I’ll admit, getting a second dog has not been completely plain sailing. It’s hard work - emotionally and physically. I worried so much at first that Harry wouldn’t take to William, that he would become unhappy. And on the other hand, what if William didn’t like Harry?

In my role at the RSPCA, sadly I hear of many incidents where someone gets a second dog, only for it not to work out - leading to one dog having to be rehomed. This is why it is so important to do your research before introducing a new buddy to your current dog.

First of all, make sure you take your current dog to meet his potential new brother or sister before deciding to adopt. This is absolutely essential, and it will make you decide whether they will be a good match.

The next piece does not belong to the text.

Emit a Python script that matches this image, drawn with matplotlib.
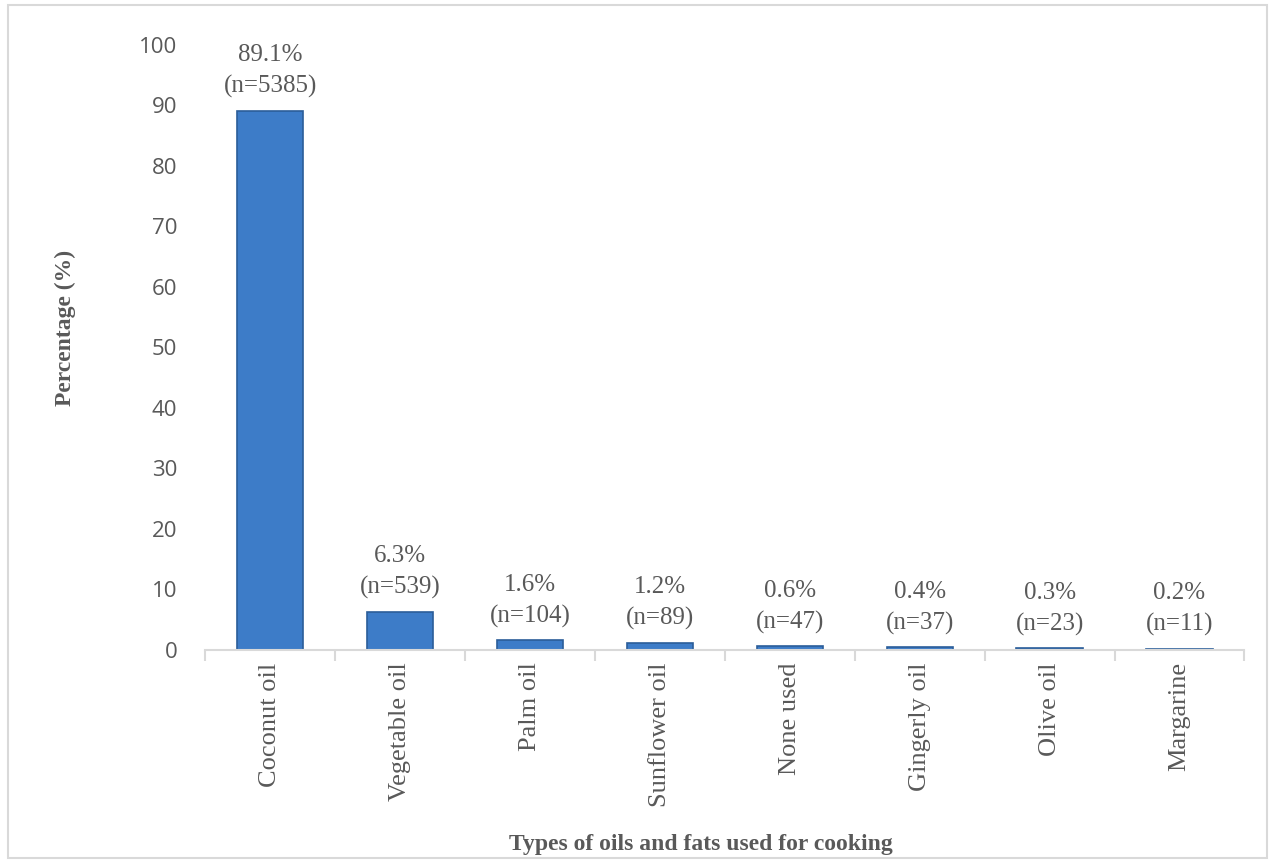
import numpy as np
import matplotlib.pyplot as plt
from matplotlib.patches import Rectangle

# oils and fats used for cooking
oils = ['Coconut oil', 'Vegetable oil', 'Palm oil', 'Sunflower oil',
        'None used', 'Gingerly oil', 'Olive oil', 'Margarine']
percent = [89.1, 6.3, 1.6, 1.2, 0.6, 0.4, 0.3, 0.2]
counts = [5385, 539, 104, 89, 47, 37, 23, 11]
yticks = [0, 10, 20, 30, 40, 50, 60, 70, 80, 90, 100]

grey = '#595959'
line_grey = '#d9d9d9'

fig = plt.figure(figsize=(12.75, 8.63), dpi=100)
ax = fig.add_axes([0.161, 0.247, 0.815, 0.701])

x = np.arange(len(oils))
bars = ax.bar(x, percent, width=0.51, color='#3d7cc8', edgecolor='#2b5d99', linewidth=1.2)

# labels on top of bars
for b, p, n in zip(bars, percent, counts):
    ax.annotate('%.1f%%\n(n=%d)' % (p, n), (b.get_x() + b.get_width() / 2, b.get_height()),
                xytext=(0, 9), textcoords='offset points', ha='center', va='bottom',
                fontsize=18, color=grey, family='Liberation Serif', linespacing=1.5,
                annotation_clip=False)

ax.set_xlim(-0.5, len(oils) - 0.5)
ax.set_ylim(0, 100)
ax.set_yticks(yticks)
ax.set_yticklabels([str(v) for v in yticks], fontsize=16, color=grey, family='Open Sans')
ax.tick_params(axis='y', length=0, pad=20)

ax.set_xticks(x)
ax.set_xticklabels(oils, rotation=90, fontsize=19, color=grey, family='Liberation Serif')
ax.set_xticks(np.arange(-0.5, len(oils)), minor=True)
ax.tick_params(axis='x', which='major', length=0, pad=9)
ax.tick_params(axis='x', which='minor', length=8, color=line_grey, width=1.5)

for s in ['top', 'right', 'left']:
    ax.spines[s].set_visible(False)
ax.spines['bottom'].set_color(line_grey)
ax.spines['bottom'].set_linewidth(1.5)

fig.text(0.051, 0.62, 'Percentage (%)', rotation=90, ha='center', va='center',
         fontsize=17, fontweight='bold', color=grey, family='Liberation Serif')
fig.text(0.55, 0.021, 'Types of oils and fats used for cooking', ha='center', va='center',
         fontsize=17, fontweight='bold', color=grey, family='Liberation Serif')

# outer border
fig.patches.append(Rectangle((0.006, 0.006), 0.988, 0.988, transform=fig.transFigure,
                             fill=False, edgecolor=line_grey, linewidth=1.5))

fig.savefig('out.png')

Secondly, remember that it will take time for the dogs to get to know each other. They will need to learn about each other’s personalities, likes, dislikes, habits and play styles, but give it time and soon you’ll start to see that they are relaxing around each other. This can take months, so be prepared for this.

If, like us, you have a puppy and a senior dog, make sure you give your older dog space to have some quiet time. Senior dogs don’t usually have the same energy as a boisterous, playful puppy and they may tire easily, so make sure they have a spot where they can go to have a nap and a bit of alone time. Harry chooses to go under our bed when he wants a bit of time to himself - and it works, because William still hasn’t worked out where he goes!

So if you think you’re ready for it, then go for it - because adopting a second dog could be the best thing you ever do.

It’s mad, it can be noisy and yes, it can be stressful sometimes, but as I write this, Harry and William are fast asleep next to each other on the sofa. Now that’s what I call a success.